95% of Southeast Asia’s coral reefs at risk
Climate change, overfishing and pollution are threatening almost 95% of Southeast Asia’s coral reefs, according to a new study. The World Resources Institute’s (WRI) ‘Reefs at Risk Revisited’ report found that the Southeast Asia is the world’s most severely threatened region, with 95% of reefs found to be at risk, and 50% in the high or very high threat category. Indonesia, second only to Australia in terms of total area of coral reefs, has the region’s largest area of threatened reef, followed by the Philippines. The WRI cited overfishing as the main threat to the marine ecosystems in Southeast Asia, followed by pollution and coastal development.

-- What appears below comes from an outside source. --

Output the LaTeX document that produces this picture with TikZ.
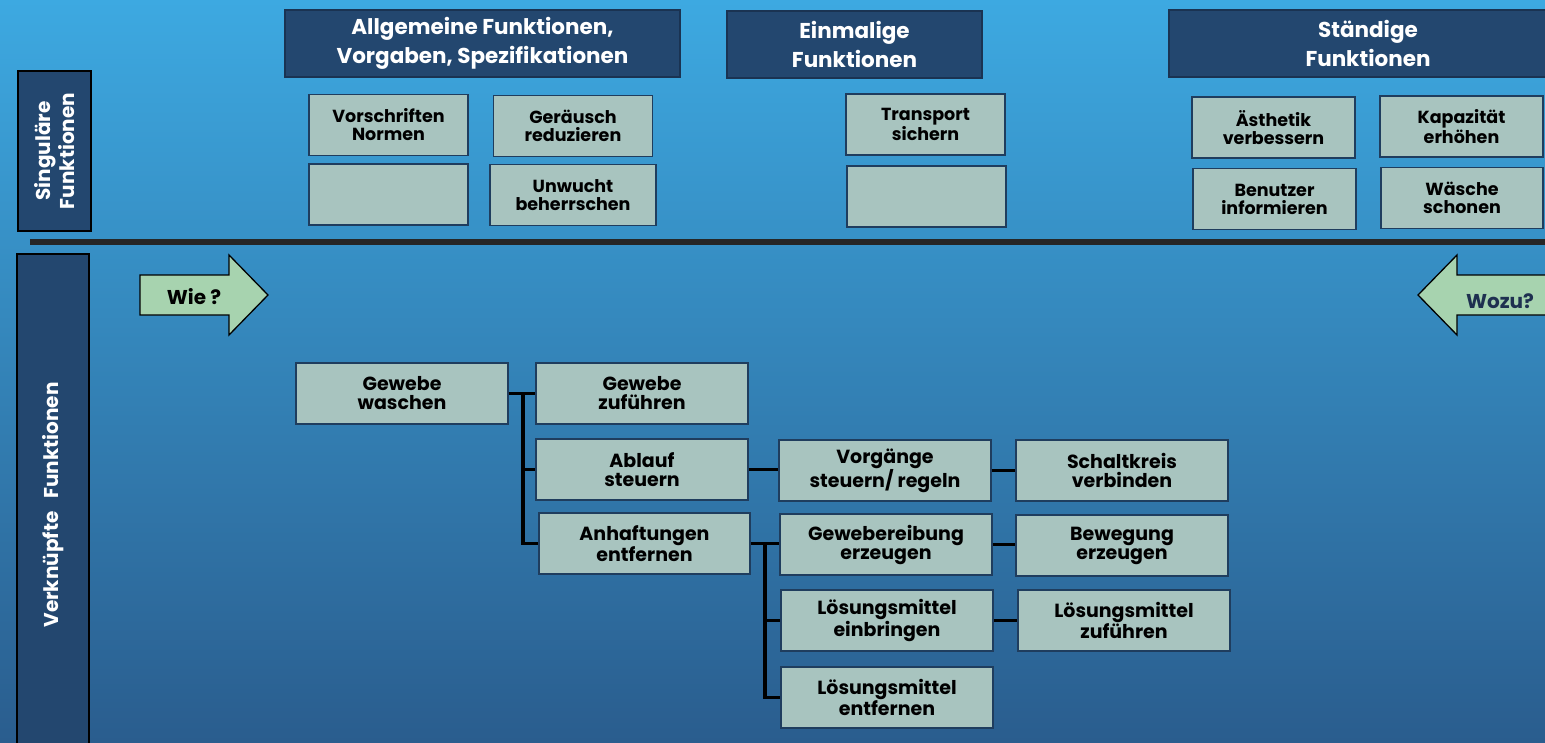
\documentclass[tikz,border=0pt]{standalone}
\usepackage{fontspec}
\setmainfont{Poppins}
\usetikzlibrary{calc}

\definecolor{bgtop}{HTML}{3DA9E1}
\definecolor{bgbot}{HTML}{2A5D8E}
\definecolor{navy}{HTML}{23476F}
\definecolor{navyline}{HTML}{1A3352}
\definecolor{boxfill}{HTML}{A8C4BF}
\definecolor{boxline}{HTML}{1F3D5E}
\definecolor{arrowfill}{HTML}{A7D3AF}
\definecolor{rule}{HTML}{262626}
\definecolor{wozutext}{HTML}{1E3050}

\tikzset{
  head/.style={draw=navyline, line width=1.2pt, fill=navy, text=white,
    inner sep=0pt, align=center, font=\bfseries\fontsize{21.5}{29}\selectfont},
  side/.style={draw=black, line width=1.2pt, fill=navy, text=white,
    inner sep=0pt, align=center},
  sidetext/.style={rotate=90, text=white, align=center,
    font=\bfseries\fontsize{20}{24}\selectfont},
  small/.style={draw=boxline, line width=1.4pt, fill=boxfill, text=black,
    inner sep=0pt, align=center, minimum width=159pt, minimum height=61pt,
    font=\bfseries\fontsize{17.5}{18}\selectfont},
  fbx/.style={draw=boxline, line width=1.4pt, fill=boxfill, text=black,
    inner sep=0pt, align=center, minimum width=212pt, minimum height=61pt,
    font=\bfseries\fontsize{19}{19}\selectfont},
  conn/.style={draw=black, line width=3.2pt},
  bigarrow/.style={draw=black, line width=1.3pt, fill=arrowfill},
  arrowtext/.style={font=\bfseries\fontsize{20}{20}\selectfont},
}

\begin{document}
\begin{tikzpicture}[x=1pt, y=-1pt]
\useasboundingbox (0,0) rectangle (1545,742);
\clip (0,0) rectangle (1545,742);
\shade[top color=bgtop, bottom color=bgbot] (0,0) rectangle (1545,742);

% column headers
\node[head, minimum width=395pt, minimum height=67pt] (h1) at (482.5,43.5)
  {Allgemeine Funktionen,\\Vorgaben, Spezifikationen};
\node[head, minimum width=255pt, minimum height=67pt] (h2) at (854.5,44.5)
  {Einmalige\\Funktionen};
\node[head, minimum width=398pt, minimum height=67pt] (h3) at (1368,43.5)
  {Ständige\\Funktionen};

% row labels
\node[side, minimum width=73pt, minimum height=160pt] (s1) at (54.5,151) {};
\node[sidetext] (s1t) at (s1.center) {Singuläre\\Funktionen};
\node[side, minimum width=72pt, minimum height=500pt] (s2) at (53,504) {};
\node[sidetext] (s2t) at (53,505) {Verknüpfte\ \ \ Funktionen};

% separator
\draw[rule, line width=6pt] (30,241.5) -- (1560,241.5);

% singular functions
\node[small] (vn) at (388.5,125) {Vorschriften\\Normen};
\node[small] (e1) at (388.5,194.5) {};
\node[small] (gr1) at (573,126) {Geräusch\\reduzieren};
\node[small, minimum width=166pt] (ub) at (573,195) {Unwucht\\beherrschen};
\node[small] (ts) at (925.5,124.5) {Transport\\sichern};
\node[small] (e2) at (926.5,196.5) {};
\node[small, minimum width=163pt] (av) at (1273.5,127.5) {Ästhetik\\verbessern};
\node[small, minimum width=163pt] (ke) at (1461.5,126.5) {Kapazität\\erhöhen};
\node[small, minimum width=163pt] (bi) at (1274.5,199) {Benutzer\\informieren};
\node[small, minimum width=162pt] (ws) at (1462,198) {Wäsche\\schonen};

% direction arrows
\draw[bigarrow] (140,275) -- (229,275) -- (229,255) -- (268,295)
  -- (229,335) -- (229,315) -- (140,315) -- cycle;
\node[arrowtext, text=black] (wie) at (194,297) {Wie ?};
\draw[bigarrow] (1560,275) -- (1457,275) -- (1457,255) -- (1418,295)
  -- (1457,335) -- (1457,315) -- (1560,315) -- cycle;
\node[arrowtext, text=wozutext] (wozu) at (1500,301) {Wozu?};

% linked functions
\node[fbx] (gw) at (402,393.5) {Gewebe\\waschen};
\node[fbx] (gz) at (642,393.5) {Gewebe\\zuführen};
\node[fbx] (ab) at (642,469.5) {Ablauf\\steuern};
\node[fbx, minimum width=211pt] (an) at (644.5,543.5) {Anhaftungen\\entfernen};
\node[fbx] (vs) at (885,470.5) {Vorgänge\\steuern/ regeln};
\node[fbx] (sv) at (1122,470.5) {Schaltkreis\\verbinden};
\node[fbx] (ge) at (886,544.5) {Gewebereibung\\erzeugen};
\node[fbx] (be) at (1122,545.5) {Bewegung\\erzeugen};
\node[fbx] (lei) at (887,620.5) {Lösungsmittel\\einbringen};
\node[fbx] (lz) at (1124,620.5) {Lösungsmittel\\zuführen};
\node[fbx] (len) at (887,697.5) {Lösungsmittel\\entfernen};

% tree connectors
\coordinate (j1) at (523,393.5);
\draw[conn] (gw.east) -- (gz.west);
\draw[conn] (j1) |- (an.west);
\draw[conn] (j1 |- ab.west) -- (ab.west);
\draw[conn] (ab.east) -- (ab.east -| vs.west);
\draw[conn] (vs.east) -- (vs.east -| sv.west);
\coordinate (j2) at (765,543.5);
\draw[conn] (an.east) -- (an.east -| ge.west);
\draw[conn] (j2) |- (len.west);
\draw[conn] (j2 |- lei.west) -- (lei.west);
\draw[conn] (ge.east) -- (ge.east -| be.west);
\draw[conn] (lei.east) -- (lei.east -| lz.west);
\end{tikzpicture}
\end{document}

In the Indian Ocean region, more than 65% of reefs are at risk from local activities, with nearly 35% severely threatened. The Maldives has the largest area of reefs under low threat in the region. In the wider Pacific region, almost 50% of reefs are currently considered threatened, with about 20% rated as high or very high risk. Overfishing and run-off from land-based sources are the predominant threats, though coastal development is also a major pressure in some areas. On a positive note, Australia’s reefs are the world’s least threatened, with an estimated 14% at risk from local activities and just 1% facing a serious threat.
Globally, more than 60% of the world’s reefs are under immediate and direct threat from one or more local sources. The WRI cited overfishing being the biggest threat, affecting more than 55% of the world’s reefs. Coastal development and watershed-based pollution each threaten about 25% of reefs.
“If we continue down this path, all corals will likely be threatened by mid-century, with 75% facing high to critical threat levels,” former US Vice President and environmental campaigner, Al Gore, said in the report. “If we fail to address the multiple threats they face, we will likely see these precious ecosystems unravel, and with them the numerous benefits that people around the globe derive from these ecological wonders. We simply cannot afford to let that happen,” he added.
More than 275 million people live in the direct vicinity of coral reefs, with small-island states in the Pacific region named as among the most reef-dependent. At least 94 countries and territories benefit from reef tourism, and in 23 of these, reef tourism accounts for more than 15% of national GDP.